In the early days of building a business, every dollar feels like a lifeline. You remember the first person who actually paid you. It was a moment of validation that transformed an idea into a legitimate enterprise. You probably said yes to everything they asked for. You modified your product, you stayed up late to answer their emails, and you treated their specific needs as the blueprint for your entire roadmap.
But a strange thing happens as you grow. The very clients who helped you survive the first year often become the biggest obstacles to surviving the fifth. I recall a specific instance with a software company I was advising. They had a legacy client from their first six months of operation. This client paid three thousand dollars a month. On the surface, it looked like steady recurring revenue.
When we looked at the engineering logs, we found something startling. This one client was responsible for nearly forty percent of all support tickets. They were using a version of the software that was three iterations behind. Every time the team wanted to ship a new feature, they had to spend a week ensuring it did not break the legacy environment for this one customer. The revenue was three thousand dollars, but the cost of the lost momentum was incalculable.
How do you decide when a client has shifted from an asset to a liability? The answer lies in the data, but the execution requires a level of emotional detachment that many founders find difficult to achieve.
The Hidden Cost of Service
#Most founders track revenue per customer. Very few track the true cost to serve. If you want to build something that lasts, you have to look past the top line number. You need to account for the internal friction that a client creates.
Consider these variables in your internal audit:
- Total support hours logged per month compared to account value.
- The frequency of custom feature requests that do not align with your long term vision.
- The emotional toll on your team when dealing with high friction communication.
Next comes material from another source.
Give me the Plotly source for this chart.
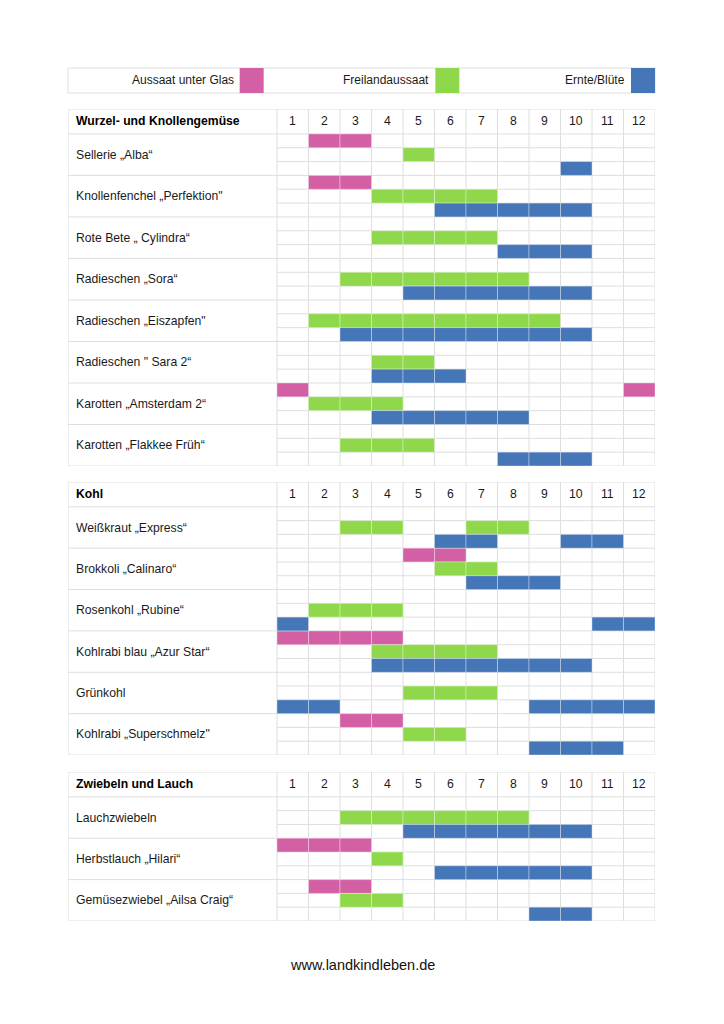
import plotly.graph_objects as go

# ---------------- data ----------------
months = ["1", "2", "3", "4", "5", "6", "7", "8", "9", "10", "11", "12"]
legend_names = ["Aussaat unter Glas", "Freilandaussaat", "Ernte/Blüte"]
colors = ["#D35FA5", "#8FD84B", "#4476B8"]

section_titles = ["Wurzel- und Knollengemüse", "Kohl", "Zwiebeln und Lauch"]

names_1 = ["Sellerie „Alba“", "Knollenfenchel „Perfektion\"", "Rote Bete „ Cylindra“",
           "Radieschen „Sora“", "Radieschen „Eiszapfen\"", "Radieschen \" Sara 2“",
           "Karotten „Amsterdam 2“", "Karotten „Flakkee Früh“"]
glas_1 = [[(2, 3)], [(2, 3)], [], [], [], [], [(1, 1), (12, 12)], []]
frei_1 = [[(5, 5)], [(4, 7)], [(4, 7)], [(3, 8)], [(2, 9)], [(4, 5)], [(2, 4)], [(3, 5)]]
ernte_1 = [[(10, 10)], [(6, 10)], [(8, 10)], [(5, 10)], [(3, 10)], [(4, 6)], [(4, 8)], [(8, 10)]]

names_2 = ["Weißkraut „Express“", "Brokkoli „Calinaro“", "Rosenkohl „Rubine“",
           "Kohlrabi blau „Azur Star“", "Grünkohl", "Kohlrabi „Superschmelz\""]
glas_2 = [[], [(5, 6)], [], [(1, 4)], [], [(3, 4)]]
frei_2 = [[(3, 4), (7, 8)], [(6, 7)], [(2, 4)], [(4, 7)], [(5, 7)], [(5, 6)]]
ernte_2 = [[(6, 7), (10, 11)], [(7, 9)], [(1, 1), (11, 12)], [(4, 10)], [(1, 2), (9, 12)], [(9, 11)]]

names_3 = ["Lauchzwiebeln", "Herbstlauch „Hilari“", "Gemüsezwiebel „Ailsa Craig“"]
glas_3 = [[], [(1, 3)], [(2, 3)]]
frei_3 = [[(3, 8)], [(4, 4)], [(3, 4)]]
ernte_3 = [[(5, 10)], [(6, 10)], [(9, 10)]]

sections = [
    (section_titles[0], names_1, [glas_1, frei_1, ernte_1]),
    (section_titles[1], names_2, [glas_2, frei_2, ernte_2]),
    (section_titles[2], names_3, [glas_3, frei_3, ernte_3]),
]

# ---------------- layout geometry ----------------
OFF = 8  # page body margin of the browser
W, H = 724 - OFF, 1024 - OFF
FONT = "Liberation Sans, Arial, Helvetica, sans-serif"
GRID = "#DEDEDE"
TXT = "#1a1a1a"
FS = 12.2


def px_x(v):
    return (v - OFF) / W


def px_y(v):
    return 1 - (v - OFF) / H


table_left_px, name_right_px, table_right_px = 68, 277, 655
col_px = (table_right_px - name_right_px) / 12.0
x_left = -(name_right_px - table_left_px) / col_px
HEADER = 1.8  # header height in sub-row units
section_px = [(109, 466), (482, 755), (772, 921)]
pad = 6 / col_px

fig = go.Figure()
shapes = []
annotations = []
layout_axes = {}

for s, (title, names, cats) in enumerate(sections):
    n = len(names)
    ax = "" if s == 0 else str(s + 1)
    xref, yref = "x" + ax, "y" + ax
    top_px, bot_px = section_px[s]
    layout_axes["xaxis" + ax] = dict(domain=[px_x(table_left_px), px_x(table_right_px)],
                                     range=[x_left, 12], visible=False, fixedrange=True,
                                     anchor="y" + ax)
    layout_axes["yaxis" + ax] = dict(domain=[px_y(bot_px), px_y(top_px)],
                                     range=[3 * n, -HEADER], visible=False, fixedrange=True,
                                     anchor="x" + ax)
    # bars: one cell per month
    for c, cat in enumerate(cats):
        ys, bases, xs = [], [], []
        for i, ranges in enumerate(cat):
            for (a, b) in ranges:
                for m in range(a, b + 1):
                    ys.append(3 * i + c + 0.5)
                    bases.append(m - 1)
                    xs.append(1)
        fig.add_trace(go.Bar(
            orientation="h", y=ys, x=xs, base=bases, width=1,
            marker=dict(color=colors[c], line=dict(color="rgba(255,255,255,0.35)", width=1)),
            xaxis=xref, yaxis=yref, showlegend=False, name=legend_names[c],
            hoverinfo="skip"))
    # grid lines
    line = dict(color=GRID, width=1)
    for yv in [-HEADER] + [3 * i for i in range(n + 1)]:
        shapes.append(dict(type="line", xref=xref, yref=yref, x0=x_left, x1=12, y0=yv, y1=yv,
                           line=line, layer="below"))
    for i in range(n):
        for k in (1, 2):
            yv = 3 * i + k
            shapes.append(dict(type="line", xref=xref, yref=yref, x0=0, x1=12, y0=yv, y1=yv,
                               line=line, layer="below"))
    for xv in [x_left] + list(range(13)):
        shapes.append(dict(type="line", xref=xref, yref=yref, x0=xv, x1=xv, y0=-HEADER, y1=3 * n,
                           line=line, layer="below"))
    # header texts
    annotations.append(dict(xref=xref, yref=yref, x=x_left + pad, y=-HEADER / 2,
                            text="<b>" + title + "</b>", showarrow=False, xanchor="left",
                            yanchor="middle", font=dict(family=FONT, size=FS, color="#000")))
    for m, lab in enumerate(months):
        annotations.append(dict(xref=xref, yref=yref, x=m + 0.5, y=-HEADER / 2, text=lab,
                                showarrow=False, xanchor="center", yanchor="middle",
                                font=dict(family=FONT, size=FS, color=TXT)))
    for i, nm in enumerate(names):
        annotations.append(dict(xref=xref, yref=yref, x=x_left + pad, y=3 * i + 1.5,
                                text=nm, showarrow=False, xanchor="left", yanchor="middle",
                                font=dict(family=FONT, size=FS, color=TXT)))

# ---------------- legend bar (top) ----------------
leg_top, leg_bot = 68, 93
shapes.append(dict(type="rect", xref="paper", yref="paper",
                   x0=px_x(table_left_px), x1=px_x(table_right_px),
                   y0=px_y(leg_bot), y1=px_y(leg_top),
                   line=dict(color=GRID, width=1), fillcolor="white", layer="below"))
seg_w = (table_right_px - table_left_px) / 3.0
sw = 24
for j, (nm, col) in enumerate(zip(legend_names, colors)):
    right = table_left_px + seg_w * (j + 1)
    shapes.append(dict(type="rect", xref="paper", yref="paper",
                       x0=px_x(right - sw), x1=px_x(right),
                       y0=px_y(leg_bot), y1=px_y(leg_top),
                       line=dict(width=0), fillcolor=col, layer="above"))
    annotations.append(dict(xref="paper", yref="paper", x=px_x(right - sw - 4),
                            y=px_y((leg_top + leg_bot) / 2), text=nm, showarrow=False,
                            xanchor="right", yanchor="middle",
                            font=dict(family=FONT, size=12, color=TXT)))

# footer
annotations.append(dict(xref="paper", yref="paper", x=px_x(362), y=px_y(965),
                        text="www.landkindleben.de", showarrow=False, xanchor="center",
                        yanchor="middle", font=dict(family=FONT, size=14.5, color="#111")))

fig.update_layout(
    width=W, height=H, margin=dict(l=0, r=0, t=0, b=0),
    paper_bgcolor="white", plot_bgcolor="white",
    shapes=shapes, annotations=annotations, barmode="overlay",
    showlegend=False, **layout_axes)

fig.write_html("out.html", config={"displayModeBar": False})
- The opportunity cost of the time your best people spend on low yield accounts.
When you quantify these elements, you often find that your most demanding clients are actually your least profitable. They are not just distractions. They are active drains on your capital and your culture.
There is an open question that many founders struggle to answer. If you removed your bottom ten percent of clients tomorrow, what would happen to your overhead? In many cases, the overhead drops significantly more than the revenue. This creates a margin of freedom that can be reinvested into the clients who actually fit your future.
The Psychology of the Growth Ceiling
#There is a specific fear that keeps founders tethered to bad clients. It is the fear of the void. We tell ourselves that any revenue is better than no revenue. We worry that if we let go of the small fish, the big fish might never arrive.
This is a fundamental misunderstanding of how capacity works. A business is like a physical vessel. It can only hold so much. If your vessel is filled with pebbles, there is no room for the boulders. By holding onto unprofitable legacy clients, you are effectively telling the market that you do not have the capacity for larger, more complex work.
I have seen teams so burnt out by maintaining custom code for a legacy client that they lacked the energy to pitch a major enterprise lead. They were too busy putting out fires in a backyard to notice the forest they were supposed to be managing.
Is your team currently operating at a deficit because of loyalty to a past version of your company? Loyalty is a virtue in personal relationships. In a scaling business, misplaced loyalty can be a form of professional negligence.
The Transition Protocol
#Firing a customer does not have to be an act of aggression. In fact, it should be treated as a professional transition. The goal is to move the client to a solution that better fits their current needs, even if that solution is a competitor.
Start by identifying the mismatch. If your company has moved toward enterprise automation and your client still needs manual data entry, you are no longer the best provider for them. You are doing them a disservice by continuing the relationship.
When you initiate the conversation, focus on the alignment. You might say that your roadmap is moving in a direction that no longer supports their specific workflow. Provide them with a clear window of time to migrate. Offer to help them export their data. Suggest three other providers who are better suited for their current scale.
This journalistic approach to the breakup removes the ego from the equation. You are not saying they are a bad client. You are stating a factual observation that the partnership is no longer mutually optimal.
What happens after the break? Most founders expect a crisis. Instead, they usually find a sudden surge in team morale. When you remove the source of constant friction, your best employees suddenly have the bandwidth to innovate again.
Embracing the Unknown Space
#You will have a hole in your budget. That is a fact. The question is how you will use the time that was previously consumed by that revenue.
This is the part of entrepreneurship that feels like a laboratory experiment. You have cleared the bench. Now you must decide what new elements to introduce. If you do not have a plan for that newly recovered time, you will eventually fill it with another low value distraction.
Growth is not just about addition. It is a constant cycle of pruning and focused cultivation. The most successful founders are the ones who can look at a check and decide it is not worth the paper it is printed on.
They understand that a remarkarble business is built on high value exchanges. If the exchange is no longer high value for both parties, it has to end. This is how you make room for the world changing impact you set out to create.
Are you holding onto a client because they are good for your business, or because you are afraid of what your business looks like without them? The answer to that question usually tells you exactly what your next move should be. Building something that lasts requires the courage to let go of what no longer works. It is a difficult process, but it is the only way to ensure you are building on a solid foundation rather than a pile of legacy compromises.